--- start MATERIAL ---
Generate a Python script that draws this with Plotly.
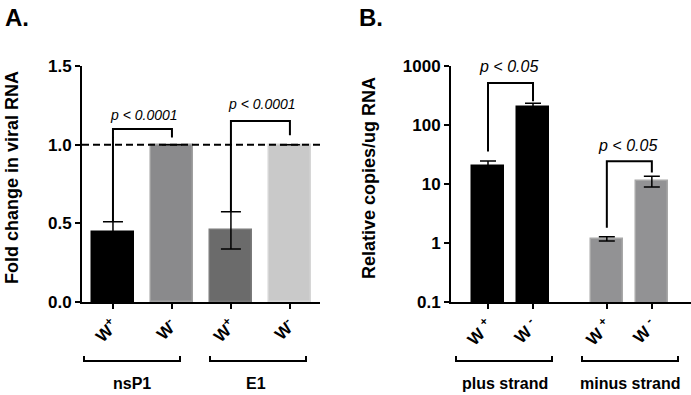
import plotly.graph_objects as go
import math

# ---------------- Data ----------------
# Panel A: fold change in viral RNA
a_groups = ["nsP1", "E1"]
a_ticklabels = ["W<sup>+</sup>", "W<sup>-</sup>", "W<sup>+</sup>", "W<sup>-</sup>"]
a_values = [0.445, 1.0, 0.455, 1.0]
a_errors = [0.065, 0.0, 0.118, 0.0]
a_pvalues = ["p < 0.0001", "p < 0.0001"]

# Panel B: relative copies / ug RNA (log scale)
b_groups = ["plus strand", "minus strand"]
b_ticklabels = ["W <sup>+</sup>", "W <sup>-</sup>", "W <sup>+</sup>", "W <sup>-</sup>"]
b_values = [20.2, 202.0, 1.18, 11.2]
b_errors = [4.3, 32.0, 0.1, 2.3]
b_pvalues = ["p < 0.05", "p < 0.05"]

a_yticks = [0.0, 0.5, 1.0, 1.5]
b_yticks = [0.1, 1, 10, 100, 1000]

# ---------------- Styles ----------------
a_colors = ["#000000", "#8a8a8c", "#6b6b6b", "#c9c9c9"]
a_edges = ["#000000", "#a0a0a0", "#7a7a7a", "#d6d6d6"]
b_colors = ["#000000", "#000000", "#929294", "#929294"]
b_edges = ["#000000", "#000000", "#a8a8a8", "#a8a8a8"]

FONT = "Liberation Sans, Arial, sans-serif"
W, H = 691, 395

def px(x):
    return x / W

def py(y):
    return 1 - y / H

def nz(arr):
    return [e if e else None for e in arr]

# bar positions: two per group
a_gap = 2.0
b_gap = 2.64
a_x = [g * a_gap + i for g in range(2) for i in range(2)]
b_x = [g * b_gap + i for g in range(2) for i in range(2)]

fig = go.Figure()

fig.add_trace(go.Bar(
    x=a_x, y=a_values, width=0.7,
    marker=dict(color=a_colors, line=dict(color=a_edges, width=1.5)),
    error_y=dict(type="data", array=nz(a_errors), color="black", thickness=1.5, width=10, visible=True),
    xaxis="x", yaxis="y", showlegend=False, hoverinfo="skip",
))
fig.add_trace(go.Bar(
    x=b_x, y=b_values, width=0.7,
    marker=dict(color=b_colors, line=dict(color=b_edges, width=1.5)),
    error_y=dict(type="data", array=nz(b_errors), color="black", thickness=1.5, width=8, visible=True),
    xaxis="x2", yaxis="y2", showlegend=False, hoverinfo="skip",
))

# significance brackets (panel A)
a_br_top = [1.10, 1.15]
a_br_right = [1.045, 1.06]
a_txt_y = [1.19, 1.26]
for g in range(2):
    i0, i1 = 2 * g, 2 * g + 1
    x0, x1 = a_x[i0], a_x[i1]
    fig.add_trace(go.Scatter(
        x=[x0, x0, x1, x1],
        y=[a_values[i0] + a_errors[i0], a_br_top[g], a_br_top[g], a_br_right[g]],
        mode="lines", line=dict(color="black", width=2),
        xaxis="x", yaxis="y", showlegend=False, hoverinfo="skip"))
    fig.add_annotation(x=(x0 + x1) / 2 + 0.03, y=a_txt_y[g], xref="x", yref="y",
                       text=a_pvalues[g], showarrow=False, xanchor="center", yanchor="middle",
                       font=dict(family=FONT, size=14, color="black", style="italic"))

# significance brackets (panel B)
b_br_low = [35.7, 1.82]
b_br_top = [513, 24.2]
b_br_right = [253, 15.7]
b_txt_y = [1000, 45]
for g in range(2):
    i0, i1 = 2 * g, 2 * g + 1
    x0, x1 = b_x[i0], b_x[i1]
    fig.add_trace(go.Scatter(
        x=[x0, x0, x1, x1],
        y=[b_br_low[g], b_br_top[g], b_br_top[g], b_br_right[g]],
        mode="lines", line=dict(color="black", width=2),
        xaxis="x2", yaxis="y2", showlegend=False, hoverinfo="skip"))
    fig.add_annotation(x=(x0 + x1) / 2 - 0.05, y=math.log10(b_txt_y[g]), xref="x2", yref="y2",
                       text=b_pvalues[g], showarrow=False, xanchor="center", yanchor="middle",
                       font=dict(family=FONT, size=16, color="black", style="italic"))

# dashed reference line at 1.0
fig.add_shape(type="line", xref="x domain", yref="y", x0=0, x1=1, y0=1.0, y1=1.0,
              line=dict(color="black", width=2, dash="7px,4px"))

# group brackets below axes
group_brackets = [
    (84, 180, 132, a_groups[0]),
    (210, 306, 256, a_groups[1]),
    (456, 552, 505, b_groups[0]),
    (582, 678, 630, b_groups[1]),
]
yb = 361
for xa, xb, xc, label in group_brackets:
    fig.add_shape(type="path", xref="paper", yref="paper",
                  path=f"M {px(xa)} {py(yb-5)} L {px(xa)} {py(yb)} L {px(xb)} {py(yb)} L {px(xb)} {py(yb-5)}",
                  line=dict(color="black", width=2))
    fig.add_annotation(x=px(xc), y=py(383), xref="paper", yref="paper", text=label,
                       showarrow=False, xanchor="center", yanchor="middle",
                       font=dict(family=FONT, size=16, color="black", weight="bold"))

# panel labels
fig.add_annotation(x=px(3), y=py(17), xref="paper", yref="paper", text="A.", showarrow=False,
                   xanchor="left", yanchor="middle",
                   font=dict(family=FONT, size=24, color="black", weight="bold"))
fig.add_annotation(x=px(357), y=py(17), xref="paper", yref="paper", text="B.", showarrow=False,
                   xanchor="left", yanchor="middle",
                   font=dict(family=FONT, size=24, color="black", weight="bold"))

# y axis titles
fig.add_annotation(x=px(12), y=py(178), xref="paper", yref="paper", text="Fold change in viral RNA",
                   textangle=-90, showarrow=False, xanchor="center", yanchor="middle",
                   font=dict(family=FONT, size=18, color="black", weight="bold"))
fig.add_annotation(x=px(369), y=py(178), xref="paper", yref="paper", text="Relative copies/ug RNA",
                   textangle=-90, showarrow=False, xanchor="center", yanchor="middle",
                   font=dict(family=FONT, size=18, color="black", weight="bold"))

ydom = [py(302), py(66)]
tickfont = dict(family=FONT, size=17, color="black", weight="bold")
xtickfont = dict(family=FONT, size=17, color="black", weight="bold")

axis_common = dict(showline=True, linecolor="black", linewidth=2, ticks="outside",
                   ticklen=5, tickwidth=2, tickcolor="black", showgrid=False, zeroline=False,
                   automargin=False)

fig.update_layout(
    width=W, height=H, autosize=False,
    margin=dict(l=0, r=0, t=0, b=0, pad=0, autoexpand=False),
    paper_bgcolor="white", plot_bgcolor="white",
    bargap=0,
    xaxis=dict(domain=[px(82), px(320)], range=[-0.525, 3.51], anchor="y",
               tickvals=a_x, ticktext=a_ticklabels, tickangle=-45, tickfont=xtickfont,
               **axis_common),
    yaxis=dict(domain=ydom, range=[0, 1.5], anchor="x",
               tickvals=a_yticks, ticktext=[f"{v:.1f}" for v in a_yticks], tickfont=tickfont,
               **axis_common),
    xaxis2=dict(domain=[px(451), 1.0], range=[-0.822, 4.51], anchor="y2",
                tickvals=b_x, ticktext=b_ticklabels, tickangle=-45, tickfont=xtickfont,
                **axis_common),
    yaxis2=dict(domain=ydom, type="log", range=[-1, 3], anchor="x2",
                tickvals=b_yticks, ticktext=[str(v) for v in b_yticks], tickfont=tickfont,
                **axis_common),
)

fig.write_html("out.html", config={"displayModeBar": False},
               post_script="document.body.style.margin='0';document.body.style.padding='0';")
--- end MATERIAL ---
YOUR TASK: In the data above, please extract the lines from the first one through the line with "b_yticks = [0.1, 1, 10, 100, 1000]", exactly, and keep pictures out.

OUTPUT BELOW:
Generate a Python script that draws this with Plotly.
import plotly.graph_objects as go
import math

# ---------------- Data ----------------
# Panel A: fold change in viral RNA
a_groups = ["nsP1", "E1"]
a_ticklabels = ["W<sup>+</sup>", "W<sup>-</sup>", "W<sup>+</sup>", "W<sup>-</sup>"]
a_values = [0.445, 1.0, 0.455, 1.0]
a_errors = [0.065, 0.0, 0.118, 0.0]
a_pvalues = ["p < 0.0001", "p < 0.0001"]

# Panel B: relative copies / ug RNA (log scale)
b_groups = ["plus strand", "minus strand"]
b_ticklabels = ["W <sup>+</sup>", "W <sup>-</sup>", "W <sup>+</sup>", "W <sup>-</sup>"]
b_values = [20.2, 202.0, 1.18, 11.2]
b_errors = [4.3, 32.0, 0.1, 2.3]
b_pvalues = ["p < 0.05", "p < 0.05"]

a_yticks = [0.0, 0.5, 1.0, 1.5]
b_yticks = [0.1, 1, 10, 100, 1000]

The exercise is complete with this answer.